Selon l’article 195 de la CCT CFF, en cas de conflit du travail, une décision sujette à recours peut être demandée, qui fait quasi office d’entrée dans la voie juridique. Le SEV demande donc au service du personnel de lui remettre un tel document et fait recours contre les CFF. Il fait valoir que Louis ne dispose d’aucun contrat de travail NOA et que les articles spécifiques à NOA de la CCT CFF ne sont donc pas applicables. Malgré cela, l’instance de recours interne des CFF confirme la décision.

Voie juridique – acte 2

A quelques exceptions près, on peut recourir contre les décisions de l’instance de recours interne des CFF auprès du Tribunal administratif fédéral. Il faut toutefois bien réfléchir avant de franchir le pas car une telle démarche est très laborieuse. Comme dans le cas présent il ne s’agit pas que d’une décision d’appréciation mais d’une question de principe sur l’application de la CCT CFF, le SEV décide de faire appel au Tribunal administratif fédéral, bien entendu avec l’accord de Louis.

Le tribunal donne raison au SEV

Le Tribunal administratif fédéral donne entièrement raison au SEV. Les juges confirment que l’article 96 de la CCT CFF doit être appliqué au cas où Louis exerce une activité classée dans un échelon de fonction moins élevé. Et malgré la perte de son poste de travail, il continue à avoir droit à une évaluation du personnel, avec des répercussions sur le salaire. Le SEV demande au supérieur hiérarchique et au responsable du personnel d’augmenter le salaire de Louis de façon appropriée et avec effet rétroactif, faute de quoi il recourra contre cette décision. Les responsables ne veulent pas risquer une nouvelle procédure de recours et procèdent à l’adaptation du salaire comme demandé.

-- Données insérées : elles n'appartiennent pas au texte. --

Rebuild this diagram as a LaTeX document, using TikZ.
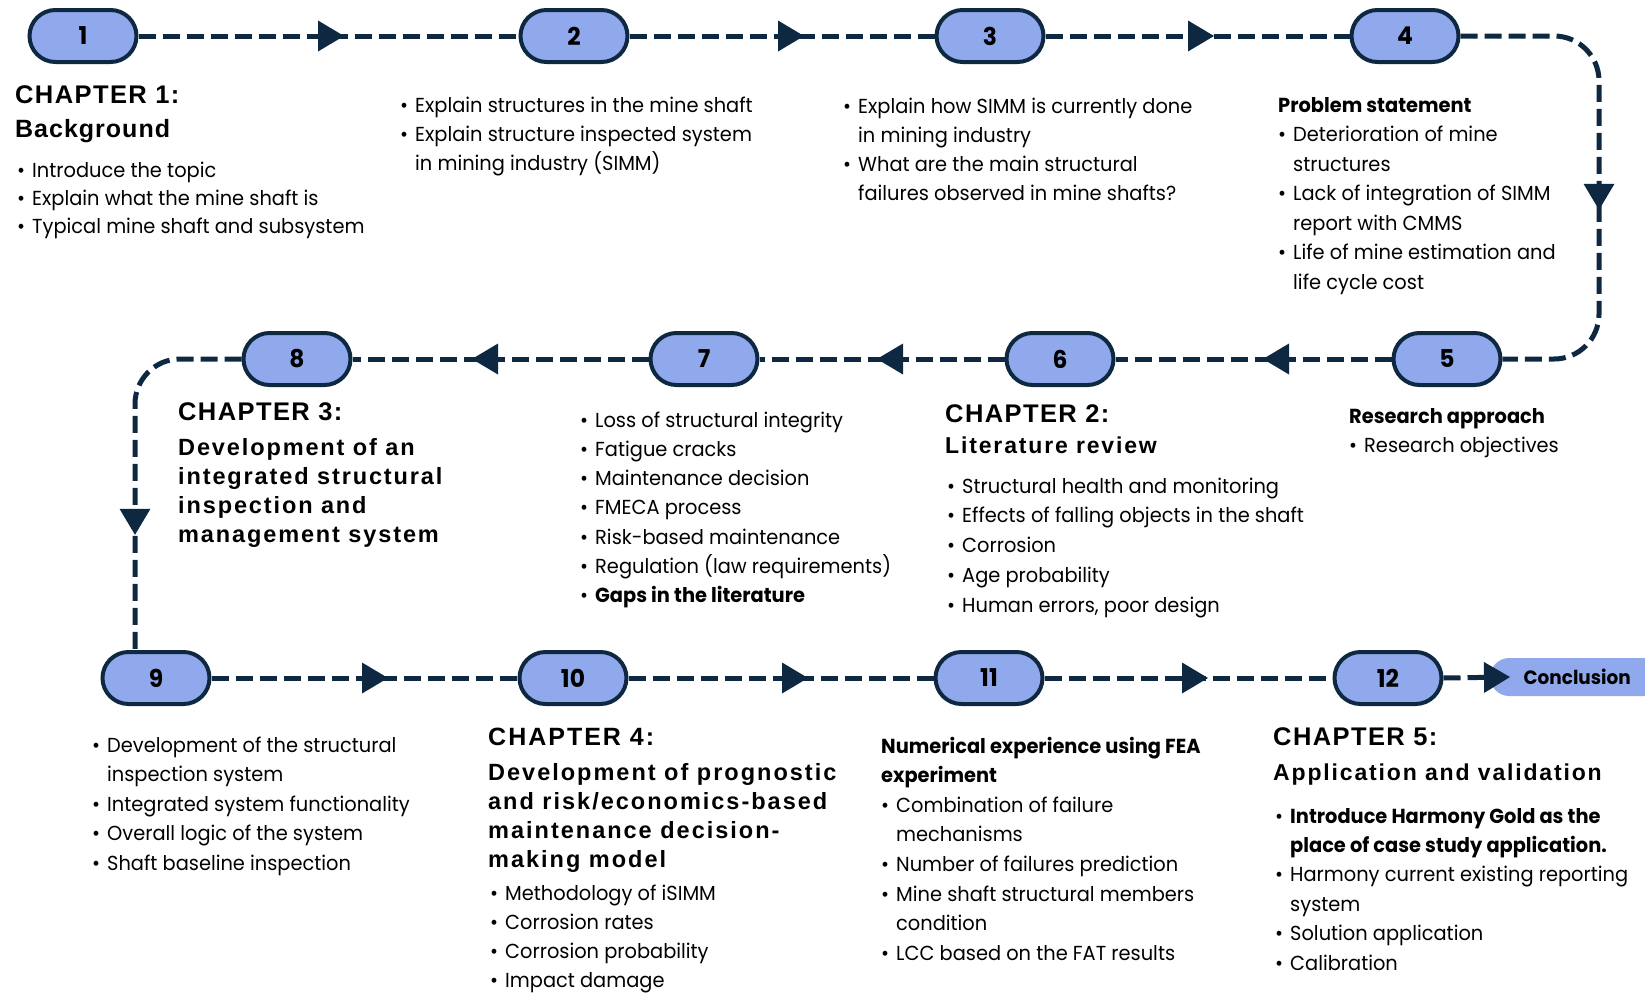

Tout est bien qui finit bien ?

Non, malheureusement. Louis continue à être engagé « temporairement » hors de l’effectif des postes autorisés. Bien sûr, il consulte régulièrement les offres d’emploi des CFF et postule aux places de travail peu nombreuses qui lui sont ouvertes, à cause de la formation « classique » qu’il a suivie aux CFF.

Réflexions en marge

La discussion sur l’application de l’article 96 de la CCT CFF a commencé environ un an après la suppression du poste de Louis. Il a fallu encore un an de plus jusqu’à l’obtention de la décision du Tribunal administratif fédéral. Cet exemple montre que l’usage de la voie juridique est très laborieuse et use les nerfs, mais que les spécialistes de l’équipe de protection juridique du SEV ne craignent pas d’y recourir pour que la CCT CFF soit appliquée correctement et efficacement.